Step 1: Setup the config file containing data and model configs
To be specific, one needs to define the following entries in the config file:
pipeline_config_id: registered name of EasyTPP.Config objects, such as runner_config or hpo_runner_config. By reading this, the corresponding configuration class will be loaded for constructing the pipeline.
pipeline_config_id: runner_config
data: dataset specifics. One can put multiple dataset specifics in the config file, but only one will be used in one experiment.
[DATASET ID]: name of the dataset, e.g., taxi.
train_dir, valid_dir, test_dir: directory of the datafile. For the moment we only accept pkl file (please see Dataset for details)
data_spec: define the event type information.
data:
taxi:
data_format: pkl
train_dir: ../data/taxi/train.pkl
valid_dir: ../data/taxi/dev.pkl
test_dir: ../data/taxi/test.pkl
data_spec:
num_event_types: 7 # num of types excluding pad events.
pad_token_id: 6 # event type index for pad events
padding_side: right # pad at the right end of the sequence
truncation_side: right # truncate at the right end of the sequence
max_len: 100 # max sequence length used as model input
[EXPERIMENT ID]: name of the experiment to run in the pipeline.
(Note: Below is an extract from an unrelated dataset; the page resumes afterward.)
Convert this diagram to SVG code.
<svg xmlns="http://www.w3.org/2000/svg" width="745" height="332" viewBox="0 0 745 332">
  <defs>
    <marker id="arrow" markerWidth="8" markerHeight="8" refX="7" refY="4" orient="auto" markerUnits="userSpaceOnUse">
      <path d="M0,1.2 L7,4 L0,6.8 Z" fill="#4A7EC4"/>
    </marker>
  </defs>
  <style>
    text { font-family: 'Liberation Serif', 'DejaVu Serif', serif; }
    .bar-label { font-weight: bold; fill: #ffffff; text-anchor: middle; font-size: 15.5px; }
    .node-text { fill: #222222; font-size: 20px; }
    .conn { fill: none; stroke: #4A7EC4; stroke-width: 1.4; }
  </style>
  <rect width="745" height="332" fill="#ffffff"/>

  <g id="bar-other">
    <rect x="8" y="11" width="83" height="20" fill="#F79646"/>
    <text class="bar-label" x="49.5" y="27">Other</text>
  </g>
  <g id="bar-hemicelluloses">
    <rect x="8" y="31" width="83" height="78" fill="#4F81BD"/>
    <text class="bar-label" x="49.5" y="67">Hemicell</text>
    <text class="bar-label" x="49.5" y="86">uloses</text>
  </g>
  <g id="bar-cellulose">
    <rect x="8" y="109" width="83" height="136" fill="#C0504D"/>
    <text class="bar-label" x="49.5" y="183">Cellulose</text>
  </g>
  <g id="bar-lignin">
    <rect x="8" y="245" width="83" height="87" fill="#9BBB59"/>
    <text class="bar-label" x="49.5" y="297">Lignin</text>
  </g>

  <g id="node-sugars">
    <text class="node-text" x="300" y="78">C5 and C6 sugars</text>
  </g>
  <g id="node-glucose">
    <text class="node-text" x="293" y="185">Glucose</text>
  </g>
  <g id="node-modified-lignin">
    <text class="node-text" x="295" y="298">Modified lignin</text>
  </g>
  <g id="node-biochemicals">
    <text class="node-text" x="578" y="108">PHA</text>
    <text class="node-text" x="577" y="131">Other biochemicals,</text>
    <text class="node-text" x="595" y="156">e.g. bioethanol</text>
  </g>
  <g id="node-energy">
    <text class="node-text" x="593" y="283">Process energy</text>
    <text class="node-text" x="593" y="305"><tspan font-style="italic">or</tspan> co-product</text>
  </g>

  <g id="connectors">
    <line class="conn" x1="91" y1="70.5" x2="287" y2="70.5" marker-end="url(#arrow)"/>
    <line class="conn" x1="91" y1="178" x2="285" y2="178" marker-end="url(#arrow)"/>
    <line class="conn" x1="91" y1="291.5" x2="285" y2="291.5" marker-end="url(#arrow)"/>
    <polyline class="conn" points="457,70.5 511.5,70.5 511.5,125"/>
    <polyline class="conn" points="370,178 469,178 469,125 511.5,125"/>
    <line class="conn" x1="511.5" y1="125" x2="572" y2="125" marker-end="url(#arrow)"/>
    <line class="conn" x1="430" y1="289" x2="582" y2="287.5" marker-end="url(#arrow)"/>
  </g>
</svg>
It contains two blocks of configs:
base_config contains the pipeline framework related specifications.
base_config:
stage: train # train, eval and generate
backend: tensorflow # tensorflow and torch
dataset_id: conttime # name of the dataset
runner_id: std_tpp # registered name of the pipeline runner
model_id: RMTPP # model name # registered name of the implemented model
base_dir: './checkpoints/' # base dir to save the logs and models.
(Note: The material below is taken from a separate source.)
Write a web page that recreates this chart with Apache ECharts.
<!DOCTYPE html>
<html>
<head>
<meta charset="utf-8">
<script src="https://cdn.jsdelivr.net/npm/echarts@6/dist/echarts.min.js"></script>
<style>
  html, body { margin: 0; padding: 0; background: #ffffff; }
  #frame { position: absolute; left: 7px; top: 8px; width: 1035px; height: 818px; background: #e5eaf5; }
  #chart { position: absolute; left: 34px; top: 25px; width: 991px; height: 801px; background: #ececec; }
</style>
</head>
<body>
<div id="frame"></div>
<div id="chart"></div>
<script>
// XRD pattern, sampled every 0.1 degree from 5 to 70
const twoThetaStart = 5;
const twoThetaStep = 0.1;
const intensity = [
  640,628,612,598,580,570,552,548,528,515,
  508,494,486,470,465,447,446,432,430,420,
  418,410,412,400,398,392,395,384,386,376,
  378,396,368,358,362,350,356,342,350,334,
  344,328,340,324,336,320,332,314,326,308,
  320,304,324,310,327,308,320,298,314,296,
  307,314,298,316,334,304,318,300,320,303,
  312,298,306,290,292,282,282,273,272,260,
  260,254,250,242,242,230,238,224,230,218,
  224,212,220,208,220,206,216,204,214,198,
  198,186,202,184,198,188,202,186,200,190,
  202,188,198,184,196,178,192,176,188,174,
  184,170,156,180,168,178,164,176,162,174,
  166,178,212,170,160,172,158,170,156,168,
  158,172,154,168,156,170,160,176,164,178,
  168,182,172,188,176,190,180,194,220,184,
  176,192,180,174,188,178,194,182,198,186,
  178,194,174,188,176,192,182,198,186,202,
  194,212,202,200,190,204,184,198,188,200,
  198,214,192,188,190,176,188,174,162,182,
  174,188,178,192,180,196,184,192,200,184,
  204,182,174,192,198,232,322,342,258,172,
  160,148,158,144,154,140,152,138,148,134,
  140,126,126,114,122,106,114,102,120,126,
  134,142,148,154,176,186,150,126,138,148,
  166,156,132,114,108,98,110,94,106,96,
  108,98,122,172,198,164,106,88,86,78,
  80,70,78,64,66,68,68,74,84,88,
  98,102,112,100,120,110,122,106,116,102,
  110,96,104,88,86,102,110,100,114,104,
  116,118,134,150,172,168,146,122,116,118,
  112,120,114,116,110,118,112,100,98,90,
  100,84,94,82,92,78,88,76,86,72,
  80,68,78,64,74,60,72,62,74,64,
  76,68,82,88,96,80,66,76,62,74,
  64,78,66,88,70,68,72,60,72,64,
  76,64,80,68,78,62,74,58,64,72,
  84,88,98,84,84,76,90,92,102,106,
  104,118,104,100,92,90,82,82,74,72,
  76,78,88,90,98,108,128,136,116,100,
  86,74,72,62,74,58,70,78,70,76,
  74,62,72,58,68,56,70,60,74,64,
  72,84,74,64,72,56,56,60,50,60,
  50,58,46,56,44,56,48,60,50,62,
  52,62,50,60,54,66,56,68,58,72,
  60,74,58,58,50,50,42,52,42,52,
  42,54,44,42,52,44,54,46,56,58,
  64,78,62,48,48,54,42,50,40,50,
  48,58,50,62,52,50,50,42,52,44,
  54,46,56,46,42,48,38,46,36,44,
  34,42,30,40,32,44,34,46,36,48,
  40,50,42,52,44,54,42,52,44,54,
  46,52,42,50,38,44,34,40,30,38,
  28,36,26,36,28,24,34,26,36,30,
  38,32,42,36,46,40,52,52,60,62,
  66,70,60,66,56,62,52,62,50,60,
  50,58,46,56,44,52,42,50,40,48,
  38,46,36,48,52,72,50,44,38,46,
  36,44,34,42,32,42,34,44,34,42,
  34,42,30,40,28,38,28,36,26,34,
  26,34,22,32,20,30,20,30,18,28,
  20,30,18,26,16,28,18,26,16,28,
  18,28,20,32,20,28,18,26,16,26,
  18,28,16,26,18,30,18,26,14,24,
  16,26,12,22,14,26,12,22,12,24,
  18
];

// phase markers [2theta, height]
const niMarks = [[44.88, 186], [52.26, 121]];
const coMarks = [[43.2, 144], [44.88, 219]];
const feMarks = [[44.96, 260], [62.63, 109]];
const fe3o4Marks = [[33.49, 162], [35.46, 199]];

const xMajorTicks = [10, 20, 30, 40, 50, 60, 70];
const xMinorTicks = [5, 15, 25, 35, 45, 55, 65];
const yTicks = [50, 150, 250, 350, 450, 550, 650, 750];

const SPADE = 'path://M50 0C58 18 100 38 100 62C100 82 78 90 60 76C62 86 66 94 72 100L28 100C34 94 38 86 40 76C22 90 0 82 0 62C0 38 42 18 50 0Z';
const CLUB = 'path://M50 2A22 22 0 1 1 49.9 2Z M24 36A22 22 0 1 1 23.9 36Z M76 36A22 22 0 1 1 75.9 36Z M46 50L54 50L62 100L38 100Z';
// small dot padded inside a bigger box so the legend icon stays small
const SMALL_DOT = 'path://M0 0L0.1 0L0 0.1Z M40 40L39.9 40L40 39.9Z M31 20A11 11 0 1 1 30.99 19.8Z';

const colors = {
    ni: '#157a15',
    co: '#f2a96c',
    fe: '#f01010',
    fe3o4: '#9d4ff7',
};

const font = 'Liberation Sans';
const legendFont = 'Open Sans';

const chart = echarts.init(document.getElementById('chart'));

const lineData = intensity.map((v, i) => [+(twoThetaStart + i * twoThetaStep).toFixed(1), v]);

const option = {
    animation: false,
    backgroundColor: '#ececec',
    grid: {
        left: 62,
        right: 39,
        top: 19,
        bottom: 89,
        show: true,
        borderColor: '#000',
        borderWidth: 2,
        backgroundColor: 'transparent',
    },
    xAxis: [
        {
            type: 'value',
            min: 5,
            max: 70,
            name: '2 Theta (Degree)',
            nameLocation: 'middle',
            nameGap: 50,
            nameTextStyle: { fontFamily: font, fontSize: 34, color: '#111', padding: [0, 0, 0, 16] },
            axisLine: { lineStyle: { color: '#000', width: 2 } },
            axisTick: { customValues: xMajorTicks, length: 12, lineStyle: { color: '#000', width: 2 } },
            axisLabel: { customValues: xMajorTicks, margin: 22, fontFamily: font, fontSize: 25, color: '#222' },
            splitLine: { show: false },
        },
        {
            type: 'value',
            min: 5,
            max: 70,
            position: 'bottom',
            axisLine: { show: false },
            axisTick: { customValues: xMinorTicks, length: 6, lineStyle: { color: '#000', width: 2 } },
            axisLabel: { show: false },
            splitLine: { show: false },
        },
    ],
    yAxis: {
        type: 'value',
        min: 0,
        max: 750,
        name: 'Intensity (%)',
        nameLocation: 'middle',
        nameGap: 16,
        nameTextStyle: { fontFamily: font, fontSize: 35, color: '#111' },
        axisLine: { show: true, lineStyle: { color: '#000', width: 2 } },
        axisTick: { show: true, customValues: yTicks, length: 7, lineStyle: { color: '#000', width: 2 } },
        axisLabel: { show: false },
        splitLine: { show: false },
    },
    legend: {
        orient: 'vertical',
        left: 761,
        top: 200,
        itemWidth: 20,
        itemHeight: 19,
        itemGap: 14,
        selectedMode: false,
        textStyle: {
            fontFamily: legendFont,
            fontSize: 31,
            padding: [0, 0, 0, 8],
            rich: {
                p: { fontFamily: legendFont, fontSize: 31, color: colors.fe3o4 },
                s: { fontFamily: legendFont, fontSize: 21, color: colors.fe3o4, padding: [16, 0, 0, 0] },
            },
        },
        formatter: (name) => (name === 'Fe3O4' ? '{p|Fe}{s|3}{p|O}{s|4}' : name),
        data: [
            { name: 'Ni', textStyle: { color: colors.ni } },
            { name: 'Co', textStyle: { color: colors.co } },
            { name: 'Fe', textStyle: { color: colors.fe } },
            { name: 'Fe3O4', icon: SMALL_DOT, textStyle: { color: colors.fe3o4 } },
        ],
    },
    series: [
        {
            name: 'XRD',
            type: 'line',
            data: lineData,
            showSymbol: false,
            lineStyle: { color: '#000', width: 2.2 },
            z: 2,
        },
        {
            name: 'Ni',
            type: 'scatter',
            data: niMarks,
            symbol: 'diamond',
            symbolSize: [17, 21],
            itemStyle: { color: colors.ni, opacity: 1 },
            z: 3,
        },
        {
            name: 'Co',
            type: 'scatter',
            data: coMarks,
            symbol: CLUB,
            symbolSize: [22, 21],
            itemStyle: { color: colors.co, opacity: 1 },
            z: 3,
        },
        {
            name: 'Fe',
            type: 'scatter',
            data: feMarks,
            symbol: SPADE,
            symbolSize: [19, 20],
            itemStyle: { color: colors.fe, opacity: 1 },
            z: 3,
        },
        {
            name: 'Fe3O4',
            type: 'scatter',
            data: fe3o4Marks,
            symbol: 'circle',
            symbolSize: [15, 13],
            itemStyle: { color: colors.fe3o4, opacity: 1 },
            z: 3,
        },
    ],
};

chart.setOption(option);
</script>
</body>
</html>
model_config contains the model related specifications.
model_config:
hidden_size: 32
time_emb_size: 16
num_layers: 2
num_heads: 2
mc_num_sample_per_step: 20
sharing_param_layer: False
loss_integral_num_sample_per_step: 20
dropout: 0.0
use_ln: False
thinning_params: # thinning algorithm for event sampling
num_seq: 10
num_sample: 1
num_exp: 500 # number of i.i.d. Exp(intensity_bound) draws at one time in thinning algorithm
look_ahead_time: 10
patience_counter: 5 # the maximum iteration used in adaptive thinning
over_sample_rate: 5
num_samples_boundary: 5
dtime_max: 5
trainer_config contains the training related specifications.
trainer_config: # trainer arguments
seed: 2019
gpu: 0
batch_size: 256
max_epoch: 10
shuffle: False
optimizer: adam
learning_rate: 1.e-3
valid_freq: 1
use_tfb: False
metrics: ['acc', 'rmse']
A complete example of these files can be seen at examples/example_config.
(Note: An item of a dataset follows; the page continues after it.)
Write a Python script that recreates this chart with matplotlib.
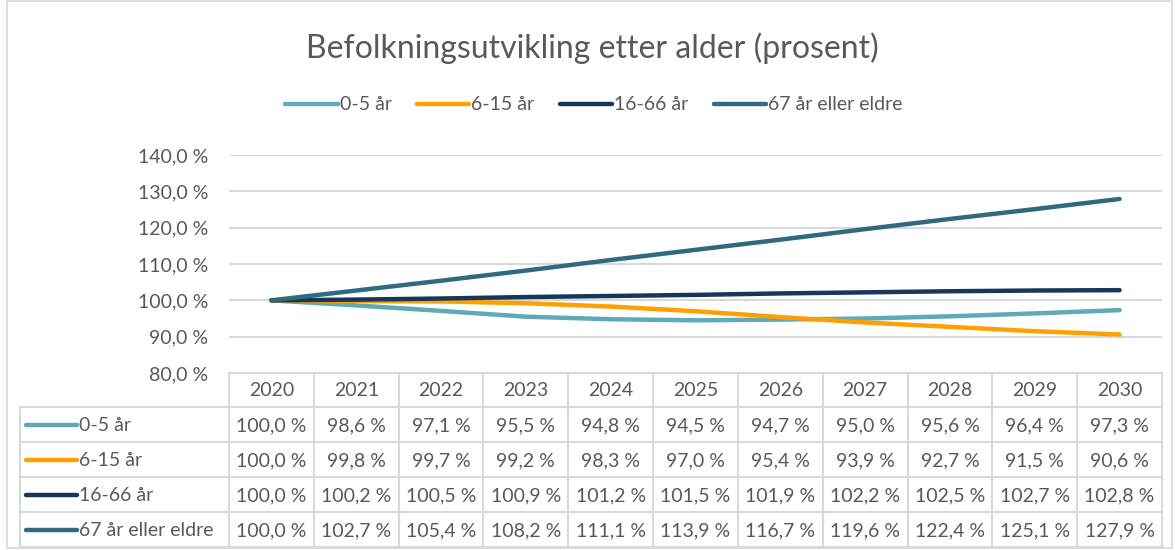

Step 2: Run the training script
To run the training process, we simply need to call two functions:
Config
: it reads the directory of the configs specified in Step 1 and do some processing to form a complete configuration.Runner
: it reads the configuration and setups the whole pipeline for training, evaluation and generation.
The following code is an example, which is a copy from examples/train_nhp.py.
import argparse
from easy_tpp.config_factory import Config
from easy_tpp.runner import Runner
def main():
parser = argparse.ArgumentParser()
parser.add_argument('--config_dir', type=str, required=False, default='configs/experiment_config.yaml',
help='Dir of configuration yaml to train and evaluate the model.')
parser.add_argument('--experiment_id', type=str, required=False, default='RMTPP_train',
help='Experiment id in the config file.')
args = parser.parse_args()
config = Config.build_from_yaml_file(args.config_dir, experiment_id=args.experiment_id)
model_runner = Runner.build_from_config(config)
model_runner.run()
if __name__ == '__main__':
main()
Checkout the output
During training, the log, the best model based on valid set performance, the complete configuration file are all saved. The directory of the saved files is specified in ‘base’ of model_config.yaml
, i.e.,
In the ./checkpoints/ folder, one find the correct subfolder by concatenating the ‘experiment_id’ and running timestamps. Inside that subfolder, there is a complete configuration file, e.g., NHP_train_output.yaml
that records all the information used in the pipeline. The
data_config:
train_dir: ../data/conttime/train.pkl
valid_dir: ../data/conttime/dev.pkl
test_dir: ../data/conttime/test.pkl
specs:
num_event_types_pad: 6
num_event_types: 5
event_pad_index: 5
data_format: pkl
base_config:
stage: train
backend: tensorflow
dataset_id: conttime
runner_id: std_tpp
model_id: RMTPP
base_dir: ./checkpoints/
exp_id: RMTPP_train
log_folder: ./checkpoints/98888_4299965824_221205-153425
saved_model_dir: ./checkpoints/98888_4299965824_221205-153425/models/saved_model
saved_log_dir: ./checkpoints/98888_4299965824_221205-153425/log
output_config_dir: ./checkpoints/98888_4299965824_221205-153425/RMTPP_train_output.yaml
model_config:
hidden_size: 32
time_emb_size: 16
num_layers: 2
num_heads: 2
mc_num_sample_per_step: 20
sharing_param_layer: false
loss_integral_num_sample_per_step: 20
dropout: 0.0
use_ln: false
seed: 2019
gpu: 0
thinning_params:
num_seq: 10
num_sample: 1
num_exp: 500
look_ahead_time: 10
patience_counter: 5
over_sample_rate: 5
num_samples_boundary: 5
dtime_max: 5
num_step_gen: 1
trainer:
batch_size: 256
max_epoch: 10
shuffle: false
optimizer: adam
learning_rate: 0.001
valid_freq: 1
use_tfb: false
metrics:
- acc
- rmse
seq_pad_end: true
is_training: true
num_event_types_pad: 6
num_event_types: 5
event_pad_index: 5
model_id: RMTPP
If we set use_tfb
to true
, it means we can launch the tensorboard to track the training process, one
can see Running Tensorboard for details.